-------- Source material

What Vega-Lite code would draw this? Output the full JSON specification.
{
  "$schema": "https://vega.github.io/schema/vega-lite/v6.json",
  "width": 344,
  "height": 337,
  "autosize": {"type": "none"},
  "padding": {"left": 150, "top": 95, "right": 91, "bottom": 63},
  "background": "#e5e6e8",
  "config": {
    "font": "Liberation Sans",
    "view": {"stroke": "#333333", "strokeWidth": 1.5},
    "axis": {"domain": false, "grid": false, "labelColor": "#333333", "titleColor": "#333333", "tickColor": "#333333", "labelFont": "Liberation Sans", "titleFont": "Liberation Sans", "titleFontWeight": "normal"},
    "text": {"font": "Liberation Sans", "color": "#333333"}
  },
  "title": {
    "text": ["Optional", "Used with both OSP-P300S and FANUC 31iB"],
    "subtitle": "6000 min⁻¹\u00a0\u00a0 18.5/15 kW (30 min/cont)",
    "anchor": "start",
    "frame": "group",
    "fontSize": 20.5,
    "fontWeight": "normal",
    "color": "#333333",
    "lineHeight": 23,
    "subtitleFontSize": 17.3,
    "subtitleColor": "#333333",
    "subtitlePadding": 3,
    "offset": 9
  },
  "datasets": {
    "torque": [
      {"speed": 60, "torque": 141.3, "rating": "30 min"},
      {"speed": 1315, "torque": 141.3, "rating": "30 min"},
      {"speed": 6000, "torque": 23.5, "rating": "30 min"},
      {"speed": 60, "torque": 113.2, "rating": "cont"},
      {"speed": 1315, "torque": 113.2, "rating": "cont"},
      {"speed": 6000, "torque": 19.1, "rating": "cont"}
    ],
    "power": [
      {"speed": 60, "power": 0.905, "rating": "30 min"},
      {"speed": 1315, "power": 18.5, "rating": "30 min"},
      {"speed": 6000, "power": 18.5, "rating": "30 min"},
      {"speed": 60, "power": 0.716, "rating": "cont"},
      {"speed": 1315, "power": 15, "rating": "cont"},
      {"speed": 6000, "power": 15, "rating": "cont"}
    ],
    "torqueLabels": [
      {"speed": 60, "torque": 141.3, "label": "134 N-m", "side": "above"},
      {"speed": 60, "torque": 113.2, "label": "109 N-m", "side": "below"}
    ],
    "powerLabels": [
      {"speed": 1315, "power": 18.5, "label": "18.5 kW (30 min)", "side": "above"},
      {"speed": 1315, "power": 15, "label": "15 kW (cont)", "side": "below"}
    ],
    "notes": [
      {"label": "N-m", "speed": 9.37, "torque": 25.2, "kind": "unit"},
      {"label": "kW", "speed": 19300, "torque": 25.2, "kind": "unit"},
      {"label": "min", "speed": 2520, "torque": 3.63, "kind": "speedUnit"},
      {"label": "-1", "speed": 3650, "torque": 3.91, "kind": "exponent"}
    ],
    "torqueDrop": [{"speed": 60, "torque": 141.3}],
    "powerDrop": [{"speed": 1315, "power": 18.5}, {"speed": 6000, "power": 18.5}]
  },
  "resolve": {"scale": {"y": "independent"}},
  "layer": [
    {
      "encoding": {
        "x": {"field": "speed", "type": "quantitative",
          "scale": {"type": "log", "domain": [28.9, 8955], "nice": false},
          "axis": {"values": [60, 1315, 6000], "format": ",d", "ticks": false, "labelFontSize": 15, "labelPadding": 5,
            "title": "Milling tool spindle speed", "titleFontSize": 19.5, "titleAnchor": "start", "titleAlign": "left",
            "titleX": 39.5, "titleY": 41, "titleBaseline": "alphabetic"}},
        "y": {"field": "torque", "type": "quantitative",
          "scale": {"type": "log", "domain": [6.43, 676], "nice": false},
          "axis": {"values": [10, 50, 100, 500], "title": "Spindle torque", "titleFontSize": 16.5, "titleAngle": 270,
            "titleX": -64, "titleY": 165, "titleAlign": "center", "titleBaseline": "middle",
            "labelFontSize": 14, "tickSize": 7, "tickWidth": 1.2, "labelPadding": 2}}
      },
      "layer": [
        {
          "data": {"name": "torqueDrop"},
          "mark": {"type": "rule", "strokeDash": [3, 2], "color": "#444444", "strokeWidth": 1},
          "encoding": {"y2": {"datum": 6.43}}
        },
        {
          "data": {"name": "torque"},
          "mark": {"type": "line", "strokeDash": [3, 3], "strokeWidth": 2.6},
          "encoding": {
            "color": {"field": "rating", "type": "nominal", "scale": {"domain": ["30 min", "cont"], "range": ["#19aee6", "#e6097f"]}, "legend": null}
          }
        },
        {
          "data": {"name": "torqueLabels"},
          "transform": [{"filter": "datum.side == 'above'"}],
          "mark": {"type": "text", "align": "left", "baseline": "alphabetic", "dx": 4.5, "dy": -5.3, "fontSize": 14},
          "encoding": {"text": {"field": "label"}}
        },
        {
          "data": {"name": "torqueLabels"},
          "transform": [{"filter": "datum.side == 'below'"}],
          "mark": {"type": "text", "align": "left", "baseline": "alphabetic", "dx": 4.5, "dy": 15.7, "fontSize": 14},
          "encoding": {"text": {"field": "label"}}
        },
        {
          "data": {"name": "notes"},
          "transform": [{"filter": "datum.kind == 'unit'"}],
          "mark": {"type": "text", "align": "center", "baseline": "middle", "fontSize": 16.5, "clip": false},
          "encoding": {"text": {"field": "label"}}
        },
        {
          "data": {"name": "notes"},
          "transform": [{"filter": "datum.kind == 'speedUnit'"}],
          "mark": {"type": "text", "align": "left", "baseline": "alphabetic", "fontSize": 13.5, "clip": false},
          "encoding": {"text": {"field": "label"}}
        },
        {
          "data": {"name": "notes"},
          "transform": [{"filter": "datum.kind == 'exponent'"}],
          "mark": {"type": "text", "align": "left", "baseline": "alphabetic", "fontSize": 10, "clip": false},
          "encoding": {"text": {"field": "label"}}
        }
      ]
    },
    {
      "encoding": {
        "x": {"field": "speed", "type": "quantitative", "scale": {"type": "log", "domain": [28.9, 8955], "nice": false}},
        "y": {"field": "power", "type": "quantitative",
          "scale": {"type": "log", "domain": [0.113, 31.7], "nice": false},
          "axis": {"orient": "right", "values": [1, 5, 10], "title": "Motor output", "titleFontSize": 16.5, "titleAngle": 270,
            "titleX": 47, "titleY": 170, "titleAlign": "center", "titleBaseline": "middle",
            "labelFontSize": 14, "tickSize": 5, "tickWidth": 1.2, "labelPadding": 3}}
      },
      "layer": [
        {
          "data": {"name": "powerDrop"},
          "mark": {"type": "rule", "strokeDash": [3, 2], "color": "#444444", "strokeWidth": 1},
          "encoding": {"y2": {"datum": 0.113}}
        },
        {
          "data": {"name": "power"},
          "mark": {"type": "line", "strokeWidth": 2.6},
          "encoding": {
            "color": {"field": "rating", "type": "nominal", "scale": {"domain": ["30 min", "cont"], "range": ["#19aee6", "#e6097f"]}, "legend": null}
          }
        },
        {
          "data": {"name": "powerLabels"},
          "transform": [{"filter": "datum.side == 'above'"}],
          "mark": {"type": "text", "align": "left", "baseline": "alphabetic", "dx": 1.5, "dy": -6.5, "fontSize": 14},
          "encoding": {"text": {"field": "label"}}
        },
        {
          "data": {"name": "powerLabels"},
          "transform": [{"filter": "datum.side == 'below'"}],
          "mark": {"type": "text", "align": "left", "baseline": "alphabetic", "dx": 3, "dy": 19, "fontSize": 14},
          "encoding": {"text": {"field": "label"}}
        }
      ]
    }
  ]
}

----------------

Task directions >>
Return the whole listing exactly, with every line included.

Response to the task >>
What Vega-Lite code would draw this? Output the full JSON specification.
{
  "$schema": "https://vega.github.io/schema/vega-lite/v6.json",
  "width": 344,
  "height": 337,
  "autosize": {"type": "none"},
  "padding": {"left": 150, "top": 95, "right": 91, "bottom": 63},
  "background": "#e5e6e8",
  "config": {
    "font": "Liberation Sans",
    "view": {"stroke": "#333333", "strokeWidth": 1.5},
    "axis": {"domain": false, "grid": false, "labelColor": "#333333", "titleColor": "#333333", "tickColor": "#333333", "labelFont": "Liberation Sans", "titleFont": "Liberation Sans", "titleFontWeight": "normal"},
    "text": {"font": "Liberation Sans", "color": "#333333"}
  },
  "title": {
    "text": ["Optional", "Used with both OSP-P300S and FANUC 31iB"],
    "subtitle": "6000 min⁻¹\u00a0\u00a0 18.5/15 kW (30 min/cont)",
    "anchor": "start",
    "frame": "group",
    "fontSize": 20.5,
    "fontWeight": "normal",
    "color": "#333333",
    "lineHeight": 23,
    "subtitleFontSize": 17.3,
    "subtitleColor": "#333333",
    "subtitlePadding": 3,
    "offset": 9
  },
  "datasets": {
    "torque": [
      {"speed": 60, "torque": 141.3, "rating": "30 min"},
      {"speed": 1315, "torque": 141.3, "rating": "30 min"},
      {"speed": 6000, "torque": 23.5, "rating": "30 min"},
      {"speed": 60, "torque": 113.2, "rating": "cont"},
      {"speed": 1315, "torque": 113.2, "rating": "cont"},
      {"speed": 6000, "torque": 19.1, "rating": "cont"}
    ],
    "power": [
      {"speed": 60, "power": 0.905, "rating": "30 min"},
      {"speed": 1315, "power": 18.5, "rating": "30 min"},
      {"speed": 6000, "power": 18.5, "rating": "30 min"},
      {"speed": 60, "power": 0.716, "rating": "cont"},
      {"speed": 1315, "power": 15, "rating": "cont"},
      {"speed": 6000, "power": 15, "rating": "cont"}
    ],
    "torqueLabels": [
      {"speed": 60, "torque": 141.3, "label": "134 N-m", "side": "above"},
      {"speed": 60, "torque": 113.2, "label": "109 N-m", "side": "below"}
    ],
    "powerLabels": [
      {"speed": 1315, "power": 18.5, "label": "18.5 kW (30 min)", "side": "above"},
      {"speed": 1315, "power": 15, "label": "15 kW (cont)", "side": "below"}
    ],
    "notes": [
      {"label": "N-m", "speed": 9.37, "torque": 25.2, "kind": "unit"},
      {"label": "kW", "speed": 19300, "torque": 25.2, "kind": "unit"},
      {"label": "min", "speed": 2520, "torque": 3.63, "kind": "speedUnit"},
      {"label": "-1", "speed": 3650, "torque": 3.91, "kind": "exponent"}
    ],
    "torqueDrop": [{"speed": 60, "torque": 141.3}],
    "powerDrop": [{"speed": 1315, "power": 18.5}, {"speed": 6000, "power": 18.5}]
  },
  "resolve": {"scale": {"y": "independent"}},
  "layer": [
    {
      "encoding": {
        "x": {"field": "speed", "type": "quantitative",
          "scale": {"type": "log", "domain": [28.9, 8955], "nice": false},
          "axis": {"values": [60, 1315, 6000], "format": ",d", "ticks": false, "labelFontSize": 15, "labelPadding": 5,
            "title": "Milling tool spindle speed", "titleFontSize": 19.5, "titleAnchor": "start", "titleAlign": "left",
            "titleX": 39.5, "titleY": 41, "titleBaseline": "alphabetic"}},
        "y": {"field": "torque", "type": "quantitative",
          "scale": {"type": "log", "domain": [6.43, 676], "nice": false},
          "axis": {"values": [10, 50, 100, 500], "title": "Spindle torque", "titleFontSize": 16.5, "titleAngle": 270,
            "titleX": -64, "titleY": 165, "titleAlign": "center", "titleBaseline": "middle",
            "labelFontSize": 14, "tickSize": 7, "tickWidth": 1.2, "labelPadding": 2}}
      },
      "layer": [
        {
          "data": {"name": "torqueDrop"},
          "mark": {"type": "rule", "strokeDash": [3, 2], "color": "#444444", "strokeWidth": 1},
          "encoding": {"y2": {"datum": 6.43}}
        },
        {
          "data": {"name": "torque"},
          "mark": {"type": "line", "strokeDash": [3, 3], "strokeWidth": 2.6},
          "encoding": {
            "color": {"field": "rating", "type": "nominal", "scale": {"domain": ["30 min", "cont"], "range": ["#19aee6", "#e6097f"]}, "legend": null}
          }
        },
        {
          "data": {"name": "torqueLabels"},
          "transform": [{"filter": "datum.side == 'above'"}],
          "mark": {"type": "text", "align": "left", "baseline": "alphabetic", "dx": 4.5, "dy": -5.3, "fontSize": 14},
          "encoding": {"text": {"field": "label"}}
        },
        {
          "data": {"name": "torqueLabels"},
          "transform": [{"filter": "datum.side == 'below'"}],
          "mark": {"type": "text", "align": "left", "baseline": "alphabetic", "dx": 4.5, "dy": 15.7, "fontSize": 14},
          "encoding": {"text": {"field": "label"}}
        },
        {
          "data": {"name": "notes"},
          "transform": [{"filter": "datum.kind == 'unit'"}],
          "mark": {"type": "text", "align": "center", "baseline": "middle", "fontSize": 16.5, "clip": false},
          "encoding": {"text": {"field": "label"}}
        },
        {
          "data": {"name": "notes"},
          "transform": [{"filter": "datum.kind == 'speedUnit'"}],
          "mark": {"type": "text", "align": "left", "baseline": "alphabetic", "fontSize": 13.5, "clip": false},
          "encoding": {"text": {"field": "label"}}
        },
        {
          "data": {"name": "notes"},
          "transform": [{"filter": "datum.kind == 'exponent'"}],
          "mark": {"type": "text", "align": "left", "baseline": "alphabetic", "fontSize": 10, "clip": false},
          "encoding": {"text": {"field": "label"}}
        }
      ]
    },
    {
      "encoding": {
        "x": {"field": "speed", "type": "quantitative", "scale": {"type": "log", "domain": [28.9, 8955], "nice": false}},
        "y": {"field": "power", "type": "quantitative",
          "scale": {"type": "log", "domain": [0.113, 31.7], "nice": false},
          "axis": {"orient": "right", "values": [1, 5, 10], "title": "Motor output", "titleFontSize": 16.5, "titleAngle": 270,
            "titleX": 47, "titleY": 170, "titleAlign": "center", "titleBaseline": "middle",
            "labelFontSize": 14, "tickSize": 5, "tickWidth": 1.2, "labelPadding": 3}}
      },
      "layer": [
        {
          "data": {"name": "powerDrop"},
          "mark": {"type": "rule", "strokeDash": [3, 2], "color": "#444444", "strokeWidth": 1},
          "encoding": {"y2": {"datum": 0.113}}
        },
        {
          "data": {"name": "power"},
          "mark": {"type": "line", "strokeWidth": 2.6},
          "encoding": {
            "color": {"field": "rating", "type": "nominal", "scale": {"domain": ["30 min", "cont"], "range": ["#19aee6", "#e6097f"]}, "legend": null}
          }
        },
        {
          "data": {"name": "powerLabels"},
          "transform": [{"filter": "datum.side == 'above'"}],
          "mark": {"type": "text", "align": "left", "baseline": "alphabetic", "dx": 1.5, "dy": -6.5, "fontSize": 14},
          "encoding": {"text": {"field": "label"}}
        },
        {
          "data": {"name": "powerLabels"},
          "transform": [{"filter": "datum.side == 'below'"}],
          "mark": {"type": "text", "align": "left", "baseline": "alphabetic", "dx": 3, "dy": 19, "fontSize": 14},
          "encoding": {"text": {"field": "label"}}
        }
      ]
    }
  ]
}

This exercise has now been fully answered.